Вот и надейся на таких в бою.
* * *
Скоро будет два месяца, как я на передовой. За это время ни противник на нас, ни мы на противника не наступали. Весь наш полк, зарывшись в землю, стоит на месте. Живем как кроты. Время от времени наша артиллерия кинет десятка полтора снарядов в расположение противника. И опять молчит. Противник тоже, чтоб нас и себя позабавить, сделает несколько выстрелов. Снаряды с грохотом разорвутся близ наших окопов, попугают бойцов, дремоту с них сгонят. Бойцы зашевелятся, начнут готовиться к отражению атаки. А немцы и не думали атаковать. Пушки опять молчат, автоматы немного потарахтели и тоже умолкли.
Но нередко и после таких немецких артналетов мы несли потери. И вообще редкий день обходится без утрат, без ранений и гибели наших бойцов. Кто мог подумать, что от вражеской пули погибнет часовой у штаба батальона. Погиб. И противника ни разу не видел. Прилетела эта шальная пуля и сразила его наповал. Не обошлось без жертв и в нашей пулеметной роте.
Еще утром я заметил, что рядовой Сергеев загрустил. Стал говорить о скорой гибели и накликал на себя беду: в тот же день рядом с его окопом разорвался вражеский снаряд, несколько осколков изрешетили ему грудь. А двумя днями раньше погибло сразу пять человек. В батальон поступило пополнение. В сумерках во время ужина разместились на лужайке. Писарь начал было составлять список вновь прибывших, но тут подъехала кухня. Прервались ненадолго, загремели котелками. И вот сидят кучей, ужинают. Кругом тихо, спокойно. И вдруг — вражеский снаряд. Прямо в кучу принимающих пищу. Пятеро были сражены наповал. И самое дикое и обидное — у двоих из них не оказалось никаких документов и никто из оставшихся в живых не знал о них абсолютно ничего: ни их имен, ни фамилий, ни домашних адресов.
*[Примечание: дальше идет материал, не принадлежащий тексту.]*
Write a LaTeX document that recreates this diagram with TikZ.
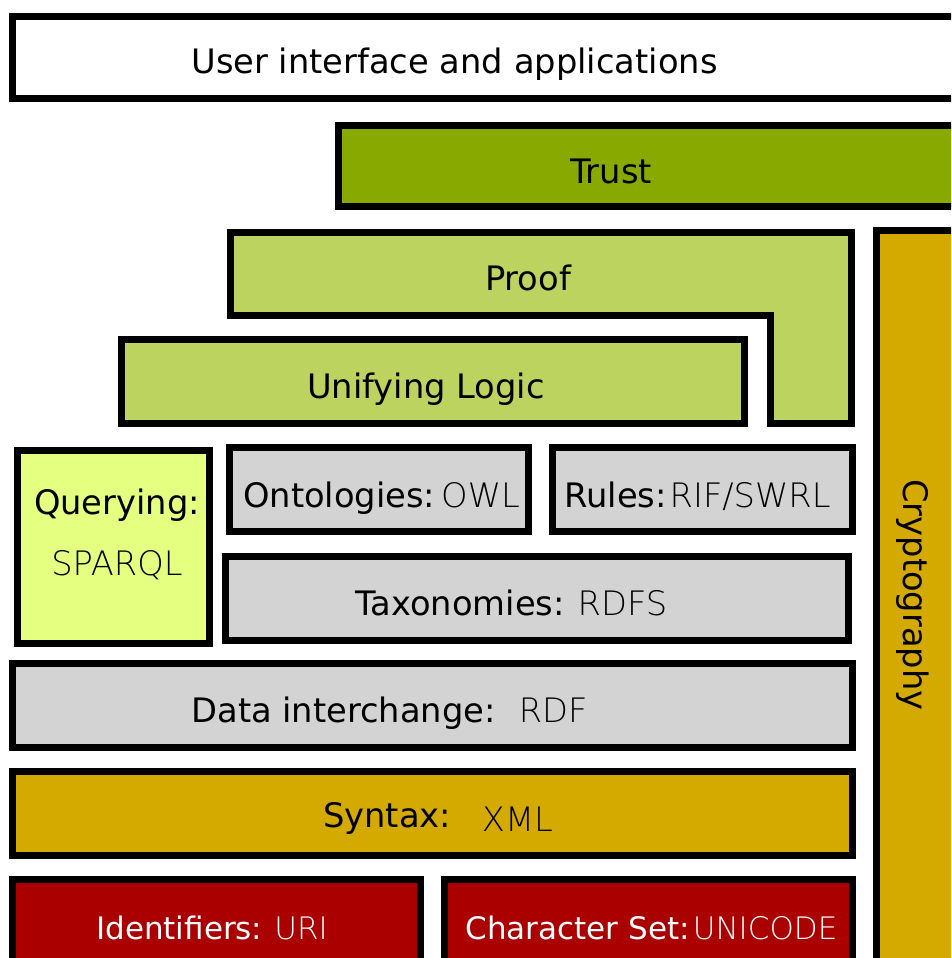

Так и похоронили их безымянными и домашним ничего, конечно, не сообщили.
После, спустя многие годы, когда в городах и селах начали ставить памятники погибшим на войне, находились умники, которые запрещали вносить в списки героев фамилии таких вот несчастных, как эти двое, — пропавших без вести. Дескать, неизвестно, где и как они погибли. Может, сбежали к немцам. Разговаривать с такими было трудно: они везде видели измену, предательство.
Забегая вперед, скажу, что когда в селе Борисово Покровское, где я теперь живу, устанавливали такой памятник, мне стоило немало трудов составить действительно полный список сложивших голову на войне (я был в то время председателем сельсовета). Могу с чистой совестью сказать — никого не забыли. И у перестраховщиков на поводу не пошли.